Fucking up isn’t failure, and failure isn’t the opposite success. Let’s start there. Let’s start with the almost incomprehensible fact that success is defined, as a culture, as not achieving the desired end. No mention of process. We define success as a failing to perform a duty or expected action, but you guys: success isn’t measurable. You can’t quantify failure by the lack of perceived “success”. Success is character, and that is precisely immeasurable.
Success is not the ability to predict the outcome of any endeavour you undertake. That 1+1+2+1 = 5, always and forever amen. That if you do this internship, and this entry-level job, you’ll end up in this respected position. Success is not money in the bank, or the title on the door. Success is not followers, or hits, or outfits or colour co-ordinated throw pillows. It isn’t a perfect test score or flawless recital.
Success isn’t memorising the lines of script. Success is improvisation. Winston Churchill said it’s stumbling from failure to failure with no loss of enthusiasm. But add to that: there is no failure, then, as long as you keep on trying. Carrying on regardless, assault-like, with a determination to rinse the very most you can out of being alive: good, bad, damned inconvenient. Everything counts. Success isn’t the accumulation of the things we deem “worthy” of praise. Success is the accumulation of having sought, full stop.
Gratitude and kindness. Self-regulation and humour. Zest and appreciation of beauty, wisdom and integrity, citizenship and fairness. Social intelligence. Bravery. Perseverance and empathy. That’s success. That’s human-ness.
That’s how to get through this mind-fuck of existence.
Success is knowing how to apologise. Remembering birthdays. Saying thank you. The skill that persuades your line manager to stay late and help you on a project you can’t master. Asking for help at all.
Fucking up isn’t failure for as long as you have values, and you stick to them. If you go off-course, it’s about how you bounce back from that.
We don’t fuck up by having sex with the wrong person. Losing the promotion. Getting the bad grade. Moving halfway around the world and realising that we preferred home after all. It feels that way. Of course it does. But that feeling isn’t fact. What strength of character have you built to deal with those things? Also, there are some “mistakes” that take a lot to fix the fall out of. Doing your best to fix something you did and knowing that you might never be forgiven is a whole other level of success.
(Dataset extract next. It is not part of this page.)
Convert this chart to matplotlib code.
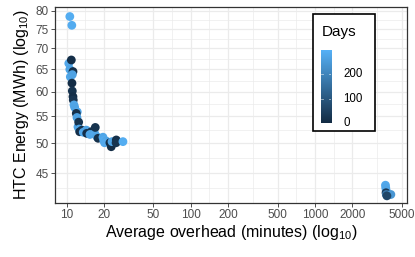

Fucking up is failure if you gauge “success” on getting the “right” result. But who the hell gets to decide what is “right”? If we reframe “success” as “The Dirty Factor”, fucking up transforms from failure to the making of us, and WE get to decide what that means.
The Dirty Factor: the willingness to roll down in dirt of life to grapple with it in order to grow, knowing full well that perfection is nothing to be feared because it doesn’t exist. Isn’t that liberating? PERFECTION. DOES. NOT. EXIST. The Dirty Factor is the active participation in our own lives, in the short time that we’re here. That’s something so many shy away from because it is hard goddamn work. It is emphatically easier to pass through life with a checklist written like we’re all in one big grocery store, and the one with the most at the end wins. When it isn’t black-and-white, when there’s no exact formula for happiness, it makes everything so goddamn uncertain.
But that’s the point. With the Dirty Factor, finding certainty in uncertainty is a win in itself. Failure is often about blame. “I didn’t get what I wanted because of x and y and z.” But there is no blame – nobody’s fault. Life just is. Failure just is. Carry on regardless. Carry on, carry on, carry on.
Trial and error is terrifying. It takes guts. It takes a very high Dirty Factor. But the best bit of all is that we get to make up our own Dirty Factor. We get to define our own terms – because what matters most to one of us isn’t what matters to somebody else and hurray for total autonomy over who we are and what we believe.
We do not have to live life in the way we have been told.
Fucking up isn’t failure. Fucking up is, at best, simply life.